The ‘killer feature’ would be a combination of a RAID 5 array and 4
hard drive capability.

Mike

I would like to see an enclosure with an integrated power supply and carrying case.

Ryan

If I could add a wishlist too, I would say having decent active cooling.

Nick

I want it to be network capable, and ideally have a eSATA and even more importantly a Gigabit ethernet connection, for a reasonable price.

Mathrew

The killer feature(s) for me in rank order (killer feature first, rank ordered for the remainder):

(1) Universal power supply. Since this is the single biggest point of failure, being able to cheaply and easily replace the power supply would gain huge kudos.
(2) eSATA support in addition to the universal USB 2. eSATA is fast enough for active use and not just backups. Plus, reading off 500GB at USB 2 speeds is painful.
(3) Fanless. Fanless = one less point of failure. However, “better-than-sufficient” cooling must accompany a fanless design to make it worth my look. Fanless is nice unless your harddrive runs too hot.
(4) Stackable. Keeps everything orderly and less likely to fall off the desk.
(5) Compact design – must be flat! No stupid curvy non-stacking designs. I don’t care about the material – the important thing is sufficient cooling & stackable!

Ben

My killer feature would be automated/scheduled backups
that do diff’s so that only a relatively small amount
of data has to be backed up after the first time.

Paul

Killer features: I’d love to see a good external drive enclosure with 802.11b/g/n support (so that a direct connection isn’t required and I can put it anywhere), along with basic media playing abilities.
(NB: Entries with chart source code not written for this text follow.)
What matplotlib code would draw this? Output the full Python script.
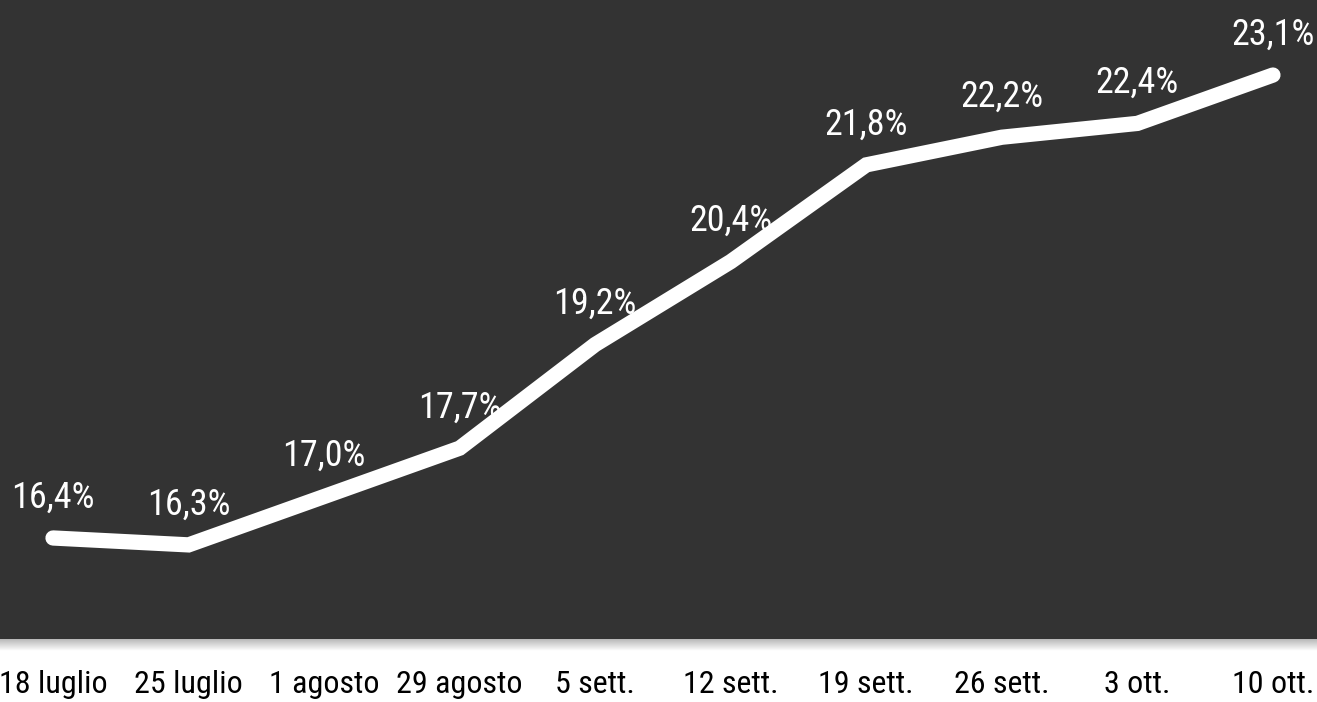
import numpy as np
import matplotlib
matplotlib.use('Agg')
import matplotlib.pyplot as plt
from matplotlib import font_manager
from matplotlib.transforms import blended_transform_factory

# Data
dates = ['18 luglio', '25 luglio', '1 agosto', '29 agosto', '5 sett.',
         '12 sett.', '19 sett.', '26 sett.', '3 ott.', '10 ott.']
share = [16.4, 16.3, 17.0, 17.7, 19.2, 20.4, 21.8, 22.2, 22.4, 23.1]

# pick a narrow font if one is around
installed = {f.name for f in font_manager.fontManager.ttflist}
font = 'DejaVu Sans'
for name in ['Liberation Sans Narrow', 'Roboto Condensed', 'Open Sans Condensed',
             'DejaVu Sans Condensed']:
    if name in installed:
        font = name
        break
plt.rcParams['font.family'] = [font, 'DejaVu Sans']

W, H = 1317, 702
fig = plt.figure(figsize=(W / 100, H / 100), dpi=100)
fig.patch.set_facecolor('white')

panel_bottom = 639
ax = fig.add_axes([0, 1 - panel_bottom / H, 1, panel_bottom / H])
ax.set_facecolor('#333333')
for s in ax.spines.values():
    s.set_visible(False)
ax.set_xticks([])
ax.set_yticks([])

x = np.arange(len(dates))
ax.plot(x, share, color='white', lw=11, solid_capstyle='round',
        solid_joinstyle='miter')
ax.set_xlim(-0.391, 9.325)
ax.set_ylim(14.938, 24.186)

for xi, v in zip(x, share):
    ax.annotate(f'{v:.1f}%'.replace('.', ','), (xi, v), xytext=(0, 22),
                textcoords='offset points', ha='center', va='baseline',
                color='white', fontsize=26)

# little shadow under the dark panel
sh = fig.add_axes([0, 1 - (panel_bottom + 12) / H, 1, 12 / H])
grad = np.linspace(0.72, 1.0, 50).reshape(-1, 1)
sh.imshow(grad, aspect='auto', cmap='gray', vmin=0, vmax=1,
          extent=[0, 1, 0, 1])
sh.axis('off')

# date labels along the bottom
tr = blended_transform_factory(ax.transData, fig.transFigure)
for xi, d in zip(x, dates):
    ax.text(xi, 9 / H, d, transform=tr, ha='center', va='baseline',
            color='black', fontsize=23, clip_on=False)

plt.savefig('out.png', dpi=100, facecolor=fig.get_facecolor())
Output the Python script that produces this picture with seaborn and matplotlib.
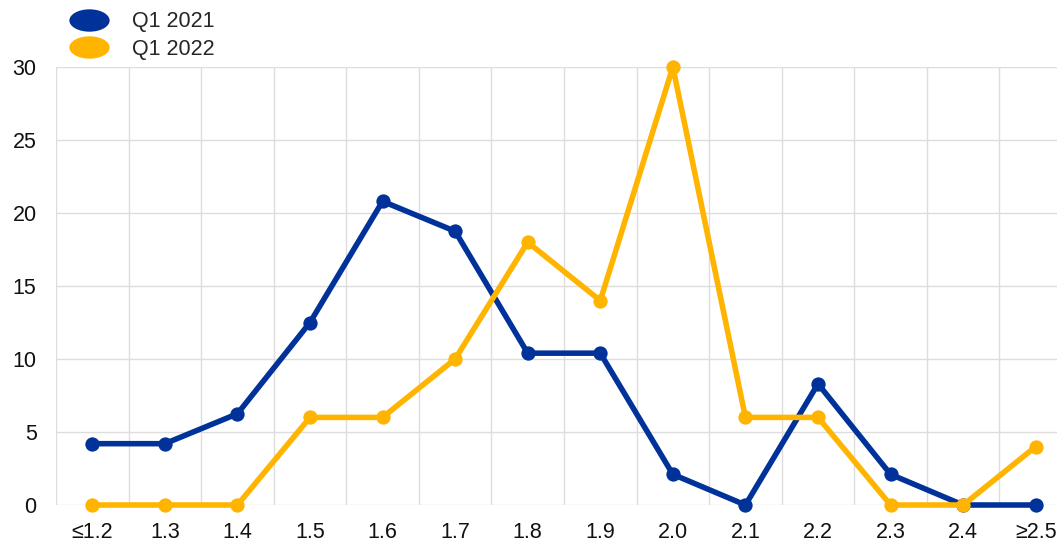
import numpy as np
import pandas as pd
import matplotlib
matplotlib.use("Agg")
import matplotlib.pyplot as plt
from matplotlib.path import Path
from matplotlib.lines import Line2D
import seaborn as sns

categories = ["≤1.2", "1.3", "1.4", "1.5", "1.6", "1.7", "1.8", "1.9",
              "2.0", "2.1", "2.2", "2.3", "2.4", "≥2.5"]
q1_2021 = [4.2, 4.2, 6.25, 12.5, 20.8, 18.75, 10.4, 10.4, 2.1, 0.0, 8.3, 2.1, 0.0, 0.0]
q1_2022 = [0.0, 0.0, 0.0, 6.0, 6.0, 10.0, 18.0, 14.0, 30.0, 6.0, 6.0, 0.0, 0.0, 4.0]
series_names = ["Q1 2021", "Q1 2022"]
colors = ["#003299", "#FFB400"]
y_ticks = [0, 5, 10, 15, 20, 25, 30]

sns.set_theme(style="white")
plt.rcParams["font.family"] = ["Liberation Sans", "DejaVu Sans"]

df = pd.DataFrame({
    "pos": list(range(len(categories))) * 2,
    "value": q1_2021 + q1_2022,
    "series": [series_names[0]] * len(categories) + [series_names[1]] * len(categories),
})

fig = plt.figure(figsize=(10.57, 5.42), dpi=100)
ax = fig.add_axes([56 / 1057, 37 / 542, 1 - 56 / 1057, 438 / 542])

sns.lineplot(data=df, x="pos", y="value", hue="series", hue_order=series_names,
             palette=colors, marker="o", markersize=10.3, markeredgewidth=0,
             linewidth=4.0, ax=ax, legend=False, zorder=3)
for ln in ax.lines:
    ln.set_clip_on(False)

n = len(categories)
ax.set_yticks(y_ticks)
ax.set_yticklabels([str(t) for t in y_ticks], fontsize=15.5, color="#111111")
ax.set_xticks(range(n))
ax.set_xticklabels(categories, fontsize=15.5, color="#111111")
ax.set_xticks(np.arange(-0.5, n, 1.0), minor=True)
ax.set_xlim(-0.5, n - 0.5 - 15 / 72.6)
ax.set_ylim(0, 30)
ax.grid(False)
ax.yaxis.grid(True, color="#dddddd", linewidth=1)
ax.xaxis.grid(True, which="minor", color="#dddddd", linewidth=1)
ax.tick_params(axis="y", which="both", length=0, pad=14)
ax.tick_params(axis="x", which="both", length=0, pad=12)
ax.set_axisbelow(True)
for s in ax.spines.values():
    s.set_visible(False)
ax.set_xlabel("")
ax.set_ylabel("")
ax.patch.set_alpha(0)

circ = Path.unit_circle()
ell = Path(circ.vertices * np.array([1.8, 1.0]), circ.codes)
handles = [Line2D([], [], linestyle="none", marker=ell, markersize=29,
                  markerfacecolor=c, markeredgewidth=0) for c in colors]
fig.legend(handles, series_names, loc="upper left", bbox_to_anchor=(64 / 1057, 0.995),
           frameon=False, fontsize=15.5, handlelength=1.5, handletextpad=1.25,
           labelspacing=0.3, borderaxespad=0)

fig.savefig("out.png", dpi=100)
This would make a killer lightweight media center. Such things already exist, but they’re either too feature-rich and expensive, only take laptop drives (when a desktop drive would do well), or aren’t networked. I’d love to see an enclosure with basic media player and WiFi for around $100. (And a remote would be nice.)

Trystian

The “killer feature” would be to have a built-in wireless+wired adapter with 802.11b/g/n (with WEP/WPA/WP2) + 10/100/100, e-sata, in addition to the usb1.1/2.0 connectivity.

Manufacturers Take note! The buying public speaks up, so the ball is in your court.